Outro aspecto que chama a atenção em “Manhattan” é a fotografia e a escolha da trilha sonora para acompanhar. Todas as imagens são capturadas em preto e branco e as melodias pendem para o lado da música clássica sem o tom de composição original para o cinema, afinal todas são canções previamente lançadas por George Gershwin, renomado compositor americano do começo do século 20. Estes dois elementos em conjunto trazem um olhar subjetivo e até um pouco clichê sobre as lembranças nostálgicas. No entanto, há um toque de sinceridade e de competência por trás dessa decisão estética que deixa de lado possíveis acusações de obviedade ou coisas do tipo. A fotografia monocromática sendo dominante até meados dos Anos 50 e muitas das músicas do início do século seguindo arranjos orquestrais parecidos, é apenas natural que a imagem romantizada da cidade seja um misto entre estes dois mundos. Sem esquecer da competência de Gordon Willis, claro, na captura do horizonte urbano e seu uso de silhuetas fortalecendo o aspecto fantasioso e quase onírico desta grande dedicatória. Como esquecer da cena no banco de frente para a Ponte do Brooklyn ainda iluminada?

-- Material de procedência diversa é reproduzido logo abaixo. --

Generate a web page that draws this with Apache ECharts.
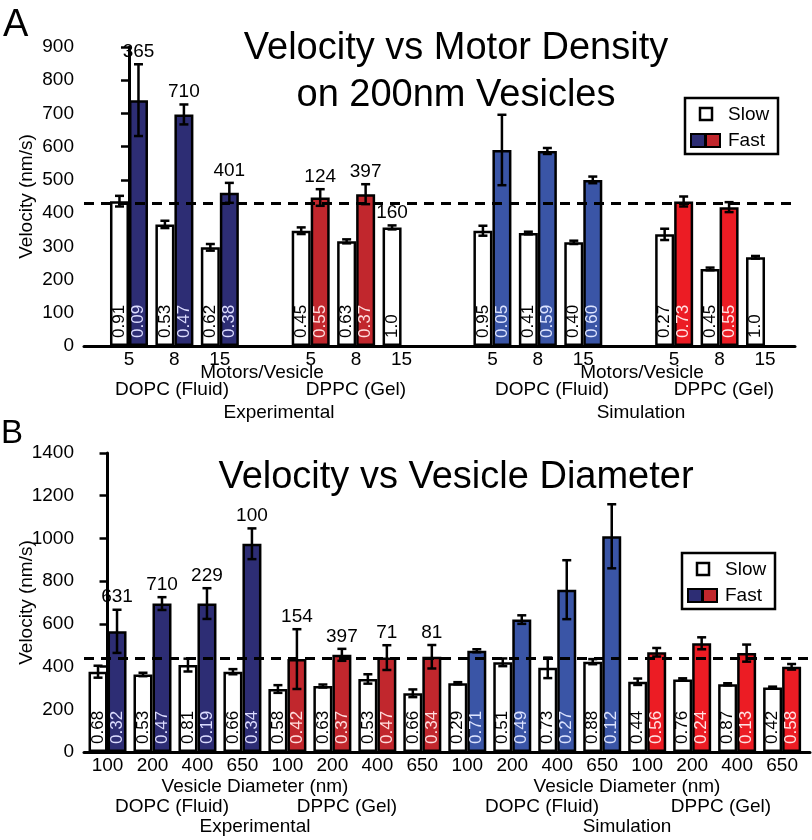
<!DOCTYPE html>
<html>
<head>
<meta charset="utf-8">
<script src="https://cdn.jsdelivr.net/npm/echarts@6/dist/echarts.min.js"></script>
<style>
  html, body { margin: 0; padding: 0; background: #fff; }
  #main { width: 812px; height: 840px; }
</style>
</head>
<body>
<div id="main"></div>
<script>
// ---- panel A : velocity vs motor density, 200nm vesicles ('' = gap between groups)
const motorTicks    = ['5', '8', '15', '', '5', '8', '15', '', '5', '8', '15', '', '5', '8', '15'];
const motorGroup    = ['ED', 'ED', 'ED', '', 'EP', 'EP', 'EP', '', 'SD', 'SD', 'SD', '', 'SP', 'SP', 'SP'];
const motorSlow     = [436, 366, 297, null, 347, 315, 357, null, 347, 340, 312, null, 336, 232, 267];
const motorSlowErr  = [16, 11, 10, null, 10, 6, 6, null, 15, 4, 5, null, 17, 4, 4];
const motorFast     = [740, 697, 461, null, 447, 457, null, null, 590, 587, 500, null, 435, 418, null];
const motorFastErr  = [108, 30, 30, null, 25, 30, null, null, 106, 9, 10, null, 15, 15, null];
const motorSlowFrac = ['0.91', '0.53', '0.62', '', '0.45', '0.63', '1.0', '', '0.95', '0.41', '0.40', '', '0.27', '0.45', '1.0'];
const motorFastFrac = ['0.09', '0.47', '0.38', '', '0.55', '0.37', '', '', '0.05', '0.59', '0.60', '', '0.73', '0.55', ''];
const motorSlowN    = ['', '', '', '', '', '', '160', '', '', '', '', '', '', '', ''];
const motorFastN    = ['365', '710', '401', '', '124', '397', '', '', '', '', '', '', '', '', ''];
const motorMean = 430;

// ---- panel B : velocity vs vesicle diameter
const diamTicks    = ['100', '200', '400', '650', '100', '200', '400', '650', '100', '200', '400', '650', '100', '200', '400', '650'];
const diamGroup    = ['ED', 'ED', 'ED', 'ED', 'EP', 'EP', 'EP', 'EP', 'SD', 'SD', 'SD', 'SD', 'SP', 'SP', 'SP', 'SP'];
const diamSlow     = [376, 363, 407, 376, 295, 309, 342, 275, 322, 420, 394, 423, 329, 340, 317, 302];
const diamSlowErr  = [28, 8, 30, 12, 18, 7, 22, 18, 5, 18, 48, 12, 15, 5, 5, 4];
const diamFast     = [565, 695, 695, 975, 435, 455, 442, 446, 474, 620, 760, 1010, 467, 509, 463, 399];
const diamFastErr  = [101, 30, 72, 72, 140, 28, 58, 55, 7, 20, 138, 150, 20, 28, 40, 13];
const diamSlowFrac = ['0.68', '0.53', '0.81', '0.66', '0.58', '0.63', '0.53', '0.66', '0.29', '0.51', '0.73', '0.88', '0.44', '0.76', '0.87', '0.42'];
const diamFastFrac = ['0.32', '0.47', '0.19', '0.34', '0.42', '0.37', '0.47', '0.34', '0.71', '0.49', '0.27', '0.12', '0.56', '0.24', '0.13', '0.58'];
const diamSlowN    = ['', '', '', '', '', '', '', '', '', '', '', '', '', '', '', ''];
const diamFastN    = ['631', '710', '229', '100', '154', '397', '71', '81', '', '', '', '', '', '', '', ''];
const diamMean = 440;

const FONT = '"Liberation Sans", Arial, sans-serif';
// ED exp DOPC, EP exp DPPC, SD sim DOPC, SP sim DPPC
const fastColor = { ED: '#2d2d74', EP: '#c1272d', SD: '#3a55a6', SP: '#ec1c24' };
const fracColor = { ED: '#dcdcff', EP: '#ffdede', SD: '#dde4ff', SP: '#ffe4e4' };
const BAR_W = 19;

function barSeries(g, vals, fracs, group, isFast, mean) {
  const s = {
    type: 'bar', xAxisIndex: g, yAxisIndex: g,
    barWidth: BAR_W, barGap: '0%',
    data: vals.map((v, i) => {
      if (v == null) return null;
      const item = { value: [i, v] };
      if (isFast) {
        item.itemStyle = { color: fastColor[group[i]] };
        item.label = { color: fracColor[group[i]] };
      }
      return item;
    }).filter(Boolean),
    itemStyle: { color: '#fff', borderColor: '#000', borderWidth: 2.5 },
    label: {
      show: true, position: 'insideBottom', rotate: 90, align: 'left', verticalAlign: 'middle',
      distance: 8, fontSize: 17, fontFamily: FONT, color: '#000',
      formatter: p => fracs[p.value[0]]
    }
  };
  if (mean != null) {
    s.markLine = {
      silent: true, symbol: ['none', 'none'], label: { show: false }, z: 10,
      lineStyle: { color: '#000', width: 3, type: [10, 7] },
      data: [{ yAxis: mean }]
    };
  }
  return s;
}

function errorSeries(g, vals, errs, names, dx) {
  return {
    type: 'custom', xAxisIndex: g, yAxisIndex: g, z: 5, silent: true,
    data: vals.map((v, i) => v == null ? null : [i, v, errs[i]]).filter(Boolean),
    encode: { x: 0, y: 1 },
    renderItem: (params, api) => {
      const i = api.value(0), v = api.value(1), e = api.value(2);
      const top = api.coord([i, v + e]);
      const bot = api.coord([i, v - e]);
      const x = top[0] + dx;
      const ls = { stroke: '#000', lineWidth: 2.5 };
      const kids = [
        { type: 'line', shape: { x1: x, y1: top[1], x2: x, y2: bot[1] }, style: ls },
        { type: 'line', shape: { x1: x - 4.5, y1: top[1], x2: x + 4.5, y2: top[1] }, style: ls },
        { type: 'line', shape: { x1: x - 4.5, y1: bot[1], x2: x + 4.5, y2: bot[1] }, style: ls }
      ];
      if (names[i]) {
        kids.push({
          type: 'text', x: x, y: top[1] - 3,
          style: { text: names[i], textAlign: 'center', textVerticalAlign: 'bottom', fontSize: 19, fontFamily: FONT, fill: '#000' }
        });
      }
      return { type: 'group', children: kids };
    }
  };
}

function xAxisFor(g, ticks, min, max) {
  return {
    type: 'value', gridIndex: g, min: min, max: max,
    axisLine: { show: true, onZero: false, lineStyle: { color: '#000', width: 3 } },
    axisTick: { show: false },
    splitLine: { show: false },
    axisLabel: {
      customValues: ticks.map((t, i) => i).filter(i => ticks[i] !== ''),
      formatter: v => ticks[v] || '',
      fontSize: 19, fontFamily: FONT, color: '#000', margin: 4
    }
  };
}

function yAxisFor(g, max, step) {
  return {
    type: 'value', gridIndex: g, min: 0, max: max, interval: step,
    axisLine: { show: true, lineStyle: { color: '#000', width: 3 } },
    axisTick: { show: true, length: 8, lineStyle: { color: '#000', width: 2.5 } },
    axisLabel: { fontSize: 19, fontFamily: FONT, color: '#000', margin: 10, formatter: v => String(v) },
    splitLine: { show: false },
    name: 'Velocity (nm/s)', nameLocation: 'middle', nameGap: 48, nameMoveOverlap: false,
    nameTextStyle: { fontSize: 19, fontFamily: FONT, color: '#000' }
  };
}

function txt(x, y, s, size, align) {
  return {
    type: 'text', x: x, y: y, z: 20,
    style: { text: s, fontSize: size, fontFamily: FONT, fill: '#000', textAlign: align || 'center', textVerticalAlign: 'middle' }
  };
}

function legendBox(x, y) {
  return [
    { type: 'rect', z: 20, shape: { x: x, y: y, width: 93, height: 56 }, style: { fill: '#fff', stroke: '#000', lineWidth: 2.5 } },
    { type: 'rect', z: 21, shape: { x: x + 15, y: y + 10, width: 12, height: 12 }, style: { fill: '#fff', stroke: '#000', lineWidth: 2.5 } },
    { type: 'rect', z: 21, shape: { x: x + 6, y: y + 36, width: 14, height: 13 }, style: { fill: fastColor.ED, stroke: '#000', lineWidth: 2 } },
    { type: 'rect', z: 21, shape: { x: x + 21, y: y + 36, width: 14, height: 13 }, style: { fill: fastColor.EP, stroke: '#000', lineWidth: 2 } },
    txt(x + 43, y + 17, 'Slow', 19, 'left'),
    txt(x + 43, y + 43, 'Fast', 19, 'left')
  ];
}

const chart = echarts.init(document.getElementById('main'));
chart.setOption({
  animation: false,
  backgroundColor: '#fff',
  textStyle: { fontFamily: FONT },
  grid: [
    { left: 84, top: 47, width: 711, height: 299 },
    { left: 84, top: 453, width: 726, height: 299 }
  ],
  xAxis: [
    xAxisFor(0, motorTicks, -0.99, 14.66),
    xAxisFor(1, diamTicks, -0.523, 15.62)
  ],
  yAxis: [
    yAxisFor(0, 900, 100),
    yAxisFor(1, 1400, 200)
  ],
  series: [
    barSeries(0, motorSlow, motorSlowFrac, motorGroup, false, motorMean),
    barSeries(0, motorFast, motorFastFrac, motorGroup, true, null),
    errorSeries(0, motorSlow, motorSlowErr, motorSlowN, -BAR_W / 2),
    errorSeries(0, motorFast, motorFastErr, motorFastN, BAR_W / 2),
    barSeries(1, diamSlow, diamSlowFrac, diamGroup, false, diamMean),
    barSeries(1, diamFast, diamFastFrac, diamGroup, true, null),
    errorSeries(1, diamSlow, diamSlowErr, diamSlowN, -BAR_W / 2),
    errorSeries(1, diamFast, diamFastErr, diamFastN, BAR_W / 2)
  ],
  graphic: [
    txt(3, 26, 'A', 38, 'left'),
    txt(1, 434, 'B', 33, 'left'),
    txt(456, 49, 'Velocity vs Motor Density', 38),
    txt(456, 96, 'on 200nm Vesicles', 38),
    txt(456, 478, 'Velocity vs Vesicle Diameter', 38),
    // panel A axis captions
    txt(262, 373, 'Motors/Vesicle', 19),
    txt(642, 373, 'Motors/Vesicle', 19),
    txt(172, 390, 'DOPC (Fluid)', 19),
    txt(356, 390, 'DPPC (Gel)', 19),
    txt(552, 390, 'DOPC (Fluid)', 19),
    txt(724, 390, 'DPPC (Gel)', 19),
    txt(279, 413, 'Experimental', 19),
    txt(641, 413, 'Simulation', 19),
    // panel B axis captions
    txt(255, 787, 'Vesicle Diameter (nm)', 19),
    txt(627, 787, 'Vesicle Diameter (nm)', 19),
    txt(172, 807, 'DOPC (Fluid)', 19),
    txt(347, 807, 'DPPC (Gel)', 19),
    txt(542, 807, 'DOPC (Fluid)', 19),
    txt(721, 807, 'DPPC (Gel)', 19),
    txt(255, 827, 'Experimental', 19),
    txt(627, 827, 'Simulation', 19),
    ...legendBox(685, 98),
    ...legendBox(682, 553)
  ]
});
</script>
</body>
</html>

E no fim das contas, “Manhattan” supera o aclamado “Annie Hall“? Talvez, mas importa realmente? Ambos estão em um nível de competência similar que torna mais difícil dizer com propriedade que, sim, este é melhor do que aquele. Ao menos resta a felicidade de que ambos são grandes filmes independentemente de comparações. Em um deles, o foco recai sobre as peculiaridades que um só relacionamento pode adquirir no seu desenrolar; no outro, a dinâmica envolve mais gente, mais efemeridade e mais liquidez, como diria Zygmunt Bauman, o filósofo mais citado do momento por uma legião de decepcionados com suas vidas. Não estamos todos?